*WORK TO COMPLETE:*
Would you return the run of lines that starts at the one with "Convert this chart" and ends at the one with "from matplotlib.lines import Line2D", ends included, exactly as written and without the images?
=-=-=
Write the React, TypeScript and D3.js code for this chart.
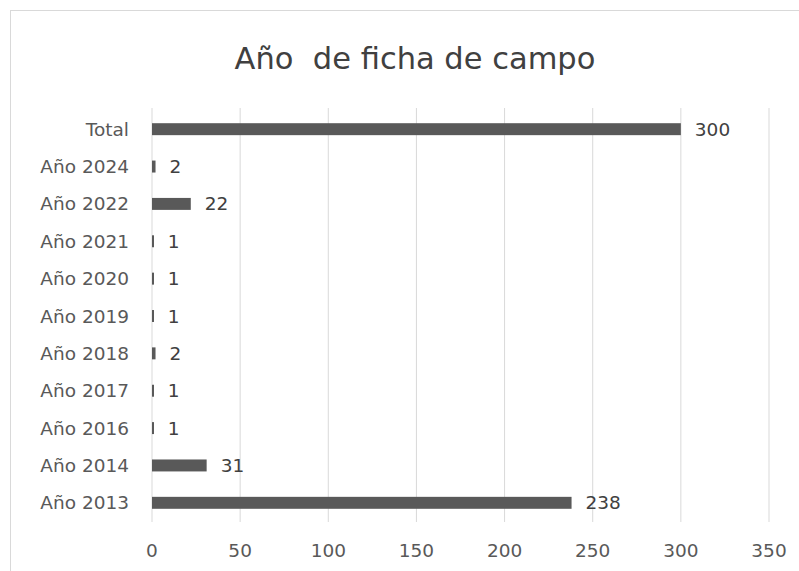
import React from "react";
import * as d3 from "d3";

const categories = ["Total", "Año 2024", "Año 2022", "Año 2021", "Año 2020", "Año 2019", "Año 2018", "Año 2017", "Año 2016", "Año 2014", "Año 2013"];
const values = [300, 2, 22, 1, 1, 1, 2, 1, 1, 31, 238];
const xTicks = [0, 50, 100, 150, 200, 250, 300, 350];
const title = "Año  de ficha de campo";

const W = 799;
const H = 571;
const font = "'DejaVu Sans', 'Open Sans', sans-serif";

export default function App() {
  const x = d3.scaleLinear().domain([0, 350]).range([152, 769]);
  const y = d3.scaleBand<string>().domain(categories).range([110.5, 521.5]).paddingInner(0.68).paddingOuter(0.34);
  const bh = y.bandwidth();
  return (
    <svg width={W} height={H} style={{ position: "absolute", left: 0, top: 0, background: "#fff" }}>
      <rect x={10.5} y={10.5} width={W + 10} height={H - 6} fill="#fff" stroke="#d9d9d9" />
      <text x={415} y={69} textAnchor="middle" fontFamily={font} fontSize={30.5} fill="#404040" style={{ whiteSpace: "pre" }}>{title}</text>
      {xTicks.map((t) => (
        <line key={"g" + t} x1={x(t)} x2={x(t)} y1={108} y2={522} stroke="#d9d9d9" strokeWidth={1} />
      ))}
      {xTicks.map((t) => (
        <text key={"t" + t} x={x(t)} y={557} textAnchor="middle" fontFamily={font} fontSize={18.5} fill="#595959">{t}</text>
      ))}
      {categories.map((c, i) => (
        <g key={c}>
          <text x={129} y={(y(c) as number) + bh / 2 + 6.5} textAnchor="end" fontFamily={font} fontSize={18.5} fill="#595959">{c}</text>
          <rect x={x(0)} y={y(c)} width={Math.max(x(values[i]) - x(0), 2)} height={bh} fill="#595959" />
          <text x={x(values[i]) + 14} y={(y(c) as number) + bh / 2 + 6.5} fontFamily={font} fontSize={18.5} fill="#404040">{values[i]}</text>
        </g>
      ))}
    </svg>
  );
}
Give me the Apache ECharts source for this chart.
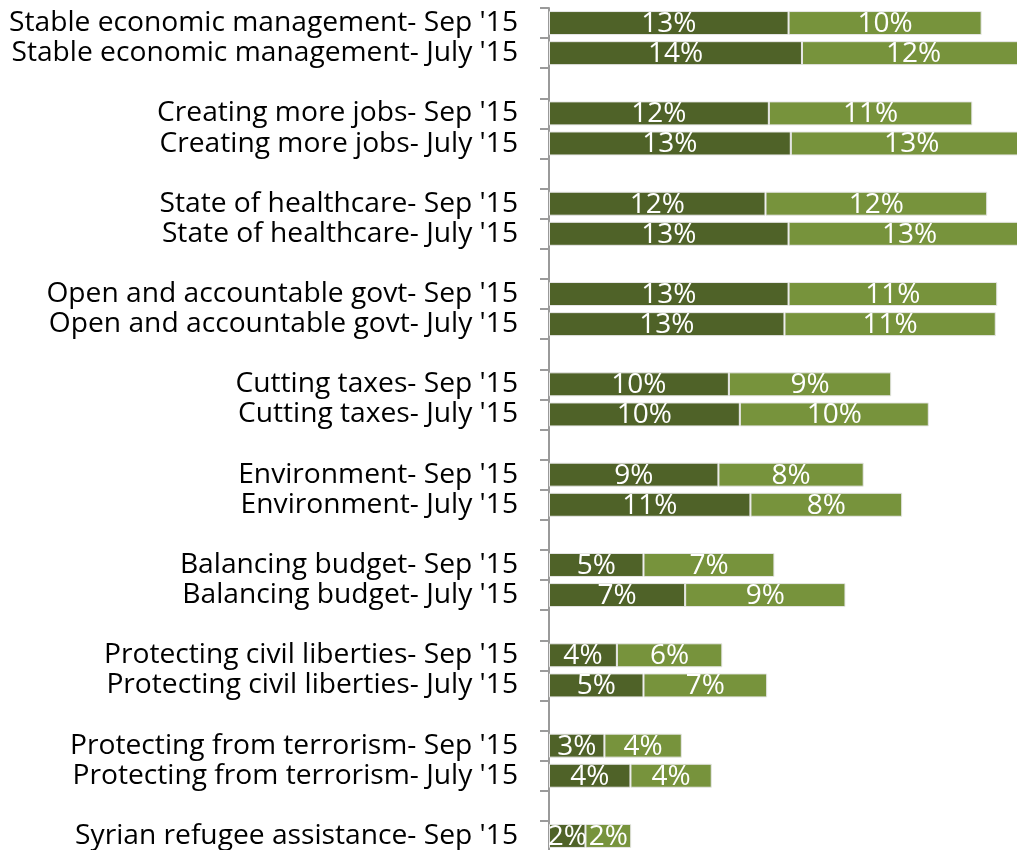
<!DOCTYPE html>
<html>
<head>
<meta charset="utf-8">
<script src="https://cdn.jsdelivr.net/npm/echarts@6/dist/echarts.min.js"></script>
<style>
html,body{margin:0;padding:0;overflow:hidden;background:#fff;width:1017px;height:850px;}
#chart{width:1120px;height:870px;}
</style>
</head>
<body>
<div id="chart"></div>
<script>
// Categories (blank entries are spacer rows between topic groups)
const categories = [
  "Stable economic management- Sep '15",
  "Stable economic management- July '15",
  "",
  "Creating more jobs- Sep '15",
  "Creating more jobs- July '15",
  "",
  "State of healthcare- Sep '15",
  "State of healthcare- July '15",
  "",
  "Open and accountable govt- Sep '15",
  "Open and accountable govt- July '15",
  "",
  "Cutting taxes- Sep '15",
  "Cutting taxes- July '15",
  "",
  "Environment- Sep '15",
  "Environment- July '15",
  "",
  "Balancing budget- Sep '15",
  "Balancing budget- July '15",
  "",
  "Protecting civil liberties- Sep '15",
  "Protecting civil liberties- July '15",
  "",
  "Protecting from terrorism- Sep '15",
  "Protecting from terrorism- July '15",
  "",
  "Syrian refugee assistance- Sep '15"
];
// First (dark) segment values, %
const darkValues = [
  12.88, 13.6, null,
  11.82, 13.0, null,
  11.64, 12.88, null,
  12.88, 12.66, null,
  9.67, 10.26, null,
  9.11, 10.83, null,
  5.08, 7.32, null,
  3.65, 5.08, null,
  2.98, 4.38, null,
  1.96
];
// Second (light) segment values, %
const lightValues = [
  10.38, 12.0, null,
  10.94, 13.0, null,
  11.92, 13.0, null,
  11.22, 11.36, null,
  8.73, 10.16, null,
  7.81, 8.16, null,
  7.04, 8.62, null,
  5.67, 6.65, null,
  4.16, 4.37, null,
  2.46
];

const FONT = "'Open Sans', sans-serif";
const chart = echarts.init(document.getElementById('chart'), null, {renderer: 'canvas'});
const labelCfg = {
  show: true,
  position: 'inside',
  color: '#ffffff',
  fontSize: 28,
  fontFamily: FONT,
  offset: [0, 1],
  formatter: p => (p.value == null ? '' : Math.round(p.value) + '%')
};
chart.setOption({
  animation: false,
  grid: {left: 549, top: 8, width: 558, height: 843, containLabel: false},
  xAxis: {
    type: 'value', min: 0, max: 30, show: false
  },
  yAxis: {
    type: 'category',
    data: categories,
    inverse: true,
    axisLine: {show: true, lineStyle: {color: '#9a9a9a', width: 2}},
    axisTick: {show: true, length: 9, lineStyle: {color: '#9a9a9a', width: 2}},
    axisLabel: {color: '#000', fontSize: 28.2, fontFamily: FONT, margin: 31, interval: 0},
    splitLine: {show: false}
  },
  series: [
    {
      type: 'bar', stack: 'total', data: darkValues, barWidth: 24,
      itemStyle: {color: '#4F6228', borderColor: '#e8e8e8', borderWidth: 1},
      label: labelCfg
    },
    {
      type: 'bar', stack: 'total', data: lightValues, barWidth: 24,
      itemStyle: {color: '#77933C', borderColor: '#e8e8e8', borderWidth: 1},
      label: labelCfg
    }
  ]
});
</script>
</body>
</html>
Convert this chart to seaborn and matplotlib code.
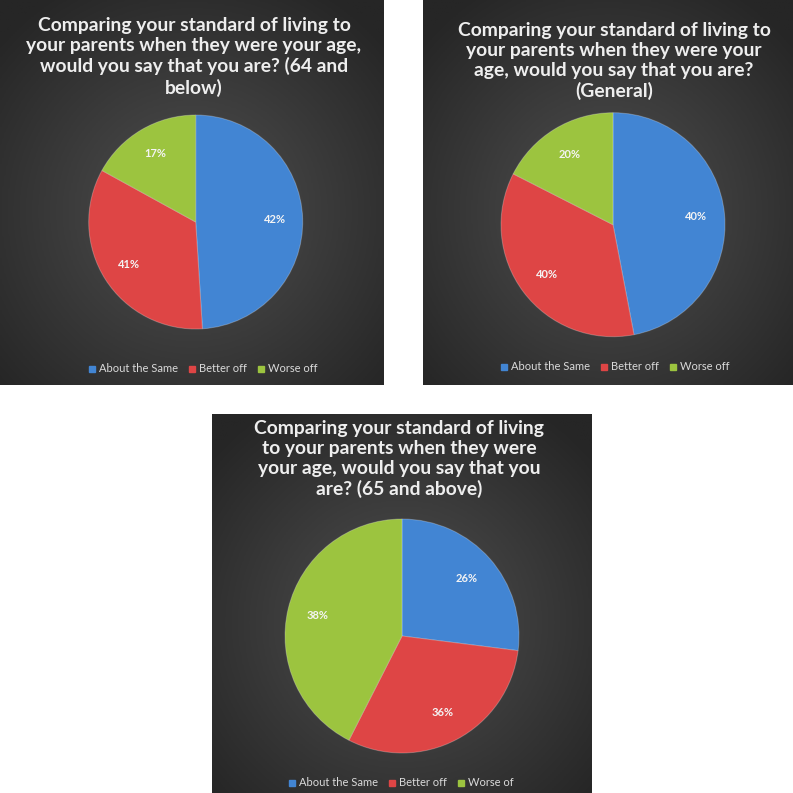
import numpy as np
import matplotlib.pyplot as plt
import seaborn as sns
from matplotlib.lines import Line2D

# categories and legend texts
categories = ["About the Same", "Better off", "Worse off"]
legend_65 = ["About the Same", "Better off", "Worse of"]

titles = [
    "Comparing your standard of living to\nyour parents when they were your age,\nwould you say that you are? (64 and\nbelow)",
    "Comparing your standard of living to\nyour parents when they were your\nage, would you say that you are?\n(General)",
    "Comparing your standard of living\nto your parents when they were\nyour age, would you say that you\nare? (65 and above)",
]

# slice shares as drawn in the picture
shares_64 = [49, 34, 17]
shares_general = [47, 35.5, 17.5]
shares_65 = [27, 30.5, 42.5]

# percentage labels as printed on the slices
labels_64 = ["42%", "41%", "17%"]
labels_general = ["40%", "40%", "20%"]
labels_65 = ["26%", "36%", "38%"]

sns.set_theme(style="dark")
plt.rcParams['font.family'] = ['Lato', 'DejaVu Sans']
colors = sns.color_palette(["#4285d3", "#de4545", "#9cc43f"])

W = H = 793.0
fig = plt.figure(figsize=(7.93, 7.93), dpi=100)
fig.patch.set_facecolor("white")


def rect(x0, y0, x1, y1):
    # pixel box (top-left origin) -> figure fraction
    return [x0 / W, 1 - y1 / H, (x1 - x0) / W, (y1 - y0) / H]


# radial gradient for the panel backgrounds
gy, gx = np.mgrid[-1:1:200j, -1:1:200j]
grad = np.clip(np.sqrt(gx ** 2 + (gy + 0.1) ** 2) / 1.35, 0, 1)

panels = [
    # box, pie centre, radius, title centre, legend centre
    dict(box=(0, 0, 384, 385), c=(195.7, 222), r=107, t=(194, 57), l=(203, 369),
         shares=shares_64, labels=labels_64, leg=categories),
    dict(box=(423, 0, 793, 385), c=(613, 224.7), r=112, t=(614, 61), l=(615, 367),
         shares=shares_general, labels=labels_general, leg=categories),
    dict(box=(212, 414, 592, 793), c=(402, 636), r=117, t=(399, 459), l=(401, 783),
         shares=shares_65, labels=labels_65, leg=legend_65),
]

for p, title in zip(panels, titles):
    x0, y0, x1, y1 = p["box"]
    bg = fig.add_axes(rect(x0, y0, x1, y1))
    bg.imshow(grad, cmap=sns.blend_palette(["#505050", "#3b3b3b", "#262626"], as_cmap=True),
              extent=[0, 1, 0, 1], aspect="auto", origin="lower")
    bg.set_xlim(0, 1)
    bg.set_ylim(0, 1)
    bg.axis("off")

    tx, ty = p["t"]
    fig.text(tx / W, 1 - ty / H, title, ha="center", va="center",
             fontsize=13.9, fontweight="bold", color="#eeeeee", linespacing=1.2)

    cx, cy = p["c"]
    r = p["r"]
    ax = fig.add_axes(rect(cx - r, cy - r, cx + r, cy + r))
    wedges, texts = ax.pie(p["shares"], labels=p["labels"], labeldistance=0.74,
                           startangle=90, counterclock=False, colors=colors,
                           wedgeprops=dict(edgecolor=(1, 1, 1, 0.25), linewidth=0.7))
    for t in texts:
        t.set_ha("center")
        t.set_va("center")
        t.set_color("#f4f4f4")
        t.set_fontsize(8)
        t.set_fontweight("bold")
    ax.set_xlim(-1, 1)
    ax.set_ylim(-1, 1)
    ax.axis("off")

    lx, ly = p["l"]
    handles = [Line2D([], [], marker="s", ls="", color=c, markersize=4.5) for c in colors]
    fig.legend(handles, p["leg"], loc="center", ncol=3, frameon=False,
               bbox_to_anchor=(lx / W, 1 - ly / H), fontsize=8,
               labelcolor="#dadada", handlelength=0.7, handletextpad=0.3,
               columnspacing=0.9)

fig.savefig("out.png", dpi=100, facecolor="white")
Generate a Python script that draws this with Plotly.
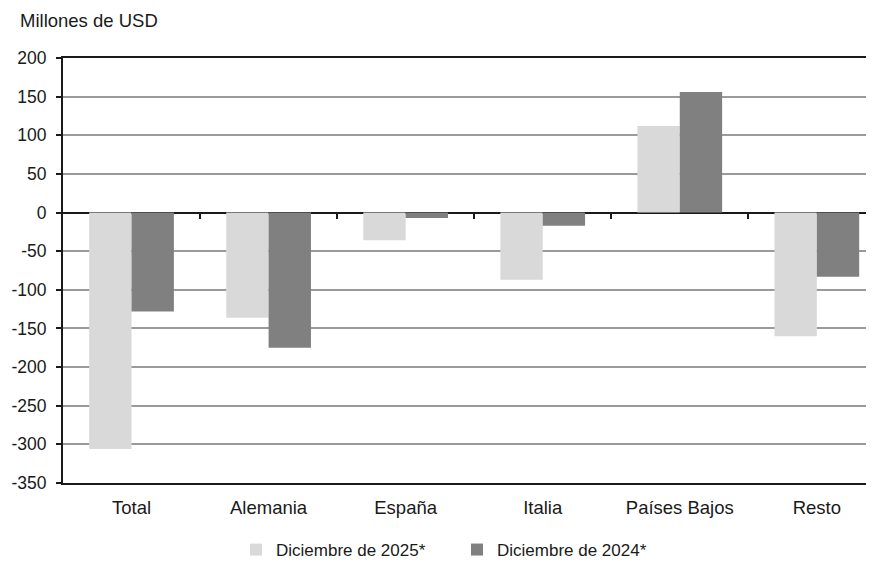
import plotly.graph_objects as go

categorias = ["Total", "Alemania", "España", "Italia", "Países Bajos", "Resto"]
dic_2025 = [-306, -136, -36, -87, 112, -160]
dic_2024 = [-128, -175, -7, -17, 156, -83]
serie_2025 = "Diciembre de 2025*"
serie_2024 = "Diciembre de 2024*"
titulo_y = "Millones de USD"
y_ticks = list(range(-350, 201, 50))
y_tick_labels = [str(v) for v in y_ticks]

FONT = "Liberation Sans"
TXT = "#1a1a1a"

# page body has an 8px margin; figure sized/offset to fill the 874x562 window
W, H = 866, 554
ML, MT, PH = 55, 50, 425
PW = W - ML
MB = H - MT - PH

fig = go.Figure()
fig.add_trace(go.Bar(x=categorias, y=dic_2025, name=serie_2025,
                     marker=dict(color="#d9d9d9", line=dict(width=0))))
fig.add_trace(go.Bar(x=categorias, y=dic_2024, name=serie_2024,
                     marker=dict(color="#808080", line=dict(width=0))))
# invisible helper trace carrying the category-boundary tick axis on the zero line
fig.add_trace(go.Scatter(x=[0], y=[0], xaxis="x2", yaxis="y", mode="markers",
                         marker=dict(opacity=0), showlegend=False, hoverinfo="skip"))

xr = [-0.5, 5.417]
fig.update_layout(
    width=W, height=H,
    margin=dict(l=ML, r=0, t=MT, b=MB, pad=0, autoexpand=False),
    paper_bgcolor="white", plot_bgcolor="white",
    font=dict(family=FONT, size=18, color=TXT),
    barmode="group", bargap=0.382, bargroupgap=0,
    showlegend=True,
    legend=dict(orientation="h", x=(228 - ML) / PW, xanchor="left",
                y=-67 / PH, yanchor="middle",
                font=dict(size=17, family=FONT, color=TXT),
                entrywidth=176, entrywidthmode="pixels", bgcolor="rgba(0,0,0,0)"),
    title=dict(text=titulo_y, x=12/W, xref="container", xanchor="left",
               y=1-13/H, yref="container", yanchor="middle",
               font=dict(size=18.5, family=FONT, color=TXT)),
    xaxis=dict(type="category", range=xr, showgrid=False, showline=True,
               linecolor="#1a1a1a", linewidth=2, mirror=True, ticks="",
               ticklabelstandoff=7, tickfont=dict(size=18.5)),
    xaxis2=dict(overlaying="x", anchor="free", position=350/550, range=xr,
                side="bottom", showgrid=False, showline=False, zeroline=False,
                showticklabels=False, tickvals=[0.5, 1.5, 2.5, 3.5, 4.5],
                ticks="outside", ticklen=5, tickwidth=2, tickcolor="#1a1a1a"),
    yaxis=dict(range=[-350, 200], tickvals=y_ticks, ticktext=y_tick_labels,
               showgrid=True, gridcolor="#9a9a9a", gridwidth=1.5, showline=True,
               linecolor="#1a1a1a", linewidth=2, ticks="outside", ticklen=5,
               tickwidth=1.5, tickcolor="#1a1a1a", ticklabelstandoff=6,
               zeroline=True, zerolinecolor="#1a1a1a", zerolinewidth=2,
               tickfont=dict(size=17.5)),
)

fig.write_html("out.html")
=-=-=
*FINISHED EXERCISE:*
Convert this chart to seaborn and matplotlib code.
import numpy as np
import matplotlib.pyplot as plt
import seaborn as sns
from matplotlib.lines import Line2D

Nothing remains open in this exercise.